On March 8, the International Women’s Day, in collaboration with the retailers of Mount Street, The Mayfair Collective launched a year-long series of talks and workshops aimed at those interested in fashion, culture, business and the arts.
Its first initiative, the Women's Space, was a week-long pop-up co-working initiative in a beautiful two-storey townhouse at 5 Carlos Place, Mayfair. Highlights of this week long project included a morning talk and Q&A with Rosie Stancer, who is one of 20 women who comprise the first all-female polar expedition, and Jo Malone speaking about the issues women are facing today, as well as panel discussions about female philanthropy, gender imbalance in fashion, and popular representations of women in the 21st century.
I was lucky to attend the last of these events, Jo Malone talking to Nicola Moulton, Beauty & Health Director for British Vogue, about her life, business and the challenges she had to face.
Jo Malone needs no introduction; not only has she managed to build a brand from scratch, she has managed to do it twice. The discussion started at the very beginning when Jo was still a child and she gave us a unique insight to how she started the brand Jo Malone, her first perfume Lime Basil and Mandarin which was so successful that it’s considered a study in launching a product and continued throughout the years as the brand grew. We heard a lot of stories and focused mainly on the business side of things rather than the actual perfumes which was very interesting for me as so far I’ve only focused on the scents she had created. As the discussion evolved we heard how the brand expanded worldwide and of course how it was eventually sold to Estee Lauder. Jo talked about how she regretted selling it but by the time she realised, it was too late. Forced to a 5 year hiatus by the legal terms all the creativity piled up and at the end of this period it was no surprise that another brand was born – Jo Loves. The first fragrance, Pomelo is a very bright and happy perfume that smells of summer and new beginnings. Since then a lot more perfumes followed and I’m sure even more will in the future as the brand expands and goes worldwide.

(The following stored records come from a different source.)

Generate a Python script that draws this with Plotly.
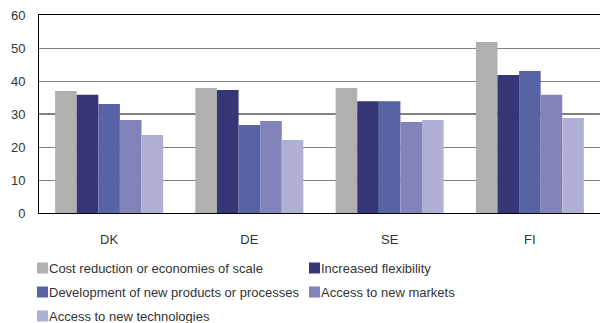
import plotly.graph_objects as go

countries = ["DK", "DE", "SE", "FI"]
series_names = [
    "Cost reduction or economies of scale",
    "Increased flexibility",
    "Development of new products or processes",
    "Access to new markets",
    "Access to new technologies",
]
cost_reduction = [37.0, 37.9, 37.9, 51.8]
flexibility = [35.8, 37.3, 33.9, 41.8]
new_products = [33.0, 26.7, 33.9, 43.0]
new_markets = [28.2, 27.9, 27.6, 35.8]
new_technologies = [23.6, 22.1, 28.2, 28.8]
y_ticks = [0, 10, 20, 30, 40, 50, 60]

colors = ["#b0b0b0", "#363676", "#5863a4", "#8383bb", "#b0b0d6"]
values = [cost_reduction, flexibility, new_products, new_markets, new_technologies]

W, H = 600, 323
M_L, M_R, M_T, M_B = 39, 0, 15, 110
plot_w = W - M_L - M_R
plot_h = H - M_T - M_B
font = "Liberation Sans"
text_color = "#333333"


def px_x(px):
    return (px - M_L) / plot_w


def px_y(py):
    return (H - M_B - py) / plot_h


fig = go.Figure()
for name, vals, col in zip(series_names, values, colors):
    fig.add_trace(go.Bar(x=countries, y=vals, name=name, showlegend=False,
                         marker=dict(color=col, line=dict(width=0))))

# Emphasised reference line at 30
fig.add_shape(type="line", xref="paper", x0=0, x1=1, yref="y", y0=30, y1=30,
              line=dict(color="black", width=1), layer="below")

# Two-column legend below the chart
legend_cols = [37, 309]
legend_rows = [268, 292, 316]
swatch = 11
for i, (name, col) in enumerate(zip(series_names, colors)):
    cx = legend_cols[i % 2]
    cy = legend_rows[i // 2]
    fig.add_shape(type="rect", xref="paper", yref="paper",
                  x0=px_x(cx), x1=px_x(cx + swatch),
                  y0=px_y(cy + swatch / 2), y1=px_y(cy - swatch / 2),
                  fillcolor=col, line=dict(width=0))
    fig.add_annotation(xref="paper", yref="paper", x=px_x(cx + swatch - 1), y=px_y(cy),
                       xanchor="left", yanchor="middle", showarrow=False,
                       text=name, font=dict(family=font, size=13, color=text_color))

fig.update_layout(
    width=W, height=H,
    margin=dict(l=M_L, r=M_R, t=M_T, b=M_B),
    plot_bgcolor="white", paper_bgcolor="white",
    barmode="group", bargap=0.23, bargroupgap=0,
    font=dict(family=font, size=13, color=text_color),
)
fig.update_xaxes(showline=True, linecolor="black", linewidth=1, mirror=True,
                 showgrid=False, ticks="", ticklabelstandoff=14,
                 tickfont=dict(family=font, size=13, color=text_color))
fig.update_yaxes(range=[0, 60], tickvals=y_ticks, showline=True, linecolor="black", linewidth=1,
                 showgrid=True, gridcolor="#808080", gridwidth=1, zeroline=False,
                 ticks="", ticklabelstandoff=10,
                 tickfont=dict(family=font, size=13, color=text_color))

fig.write_html("out.html")
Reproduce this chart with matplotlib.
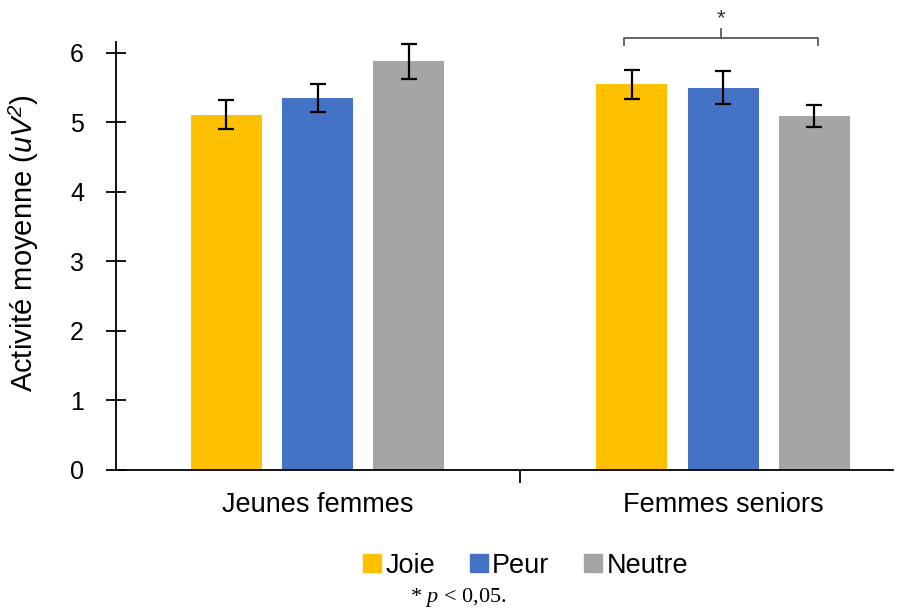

Gifted and interactive Jo answered a lot of questions and her Synesthesia kicked in so she started to describe the people in the room and their outfits with scents. What I will keep was what she said at the end of the discussion that she is planning to change the way we wear perfume. Her Fragrance Tapas Bar at her Elizabeth Street shop is a unique experience unlike any other where you are given cleanser shots and get painted by perfume and I plan to visit very soon.
I have only managed to write about a fraction of what was talked about but if you want to learn a bit more about this amazing woman and her story you can buy her book.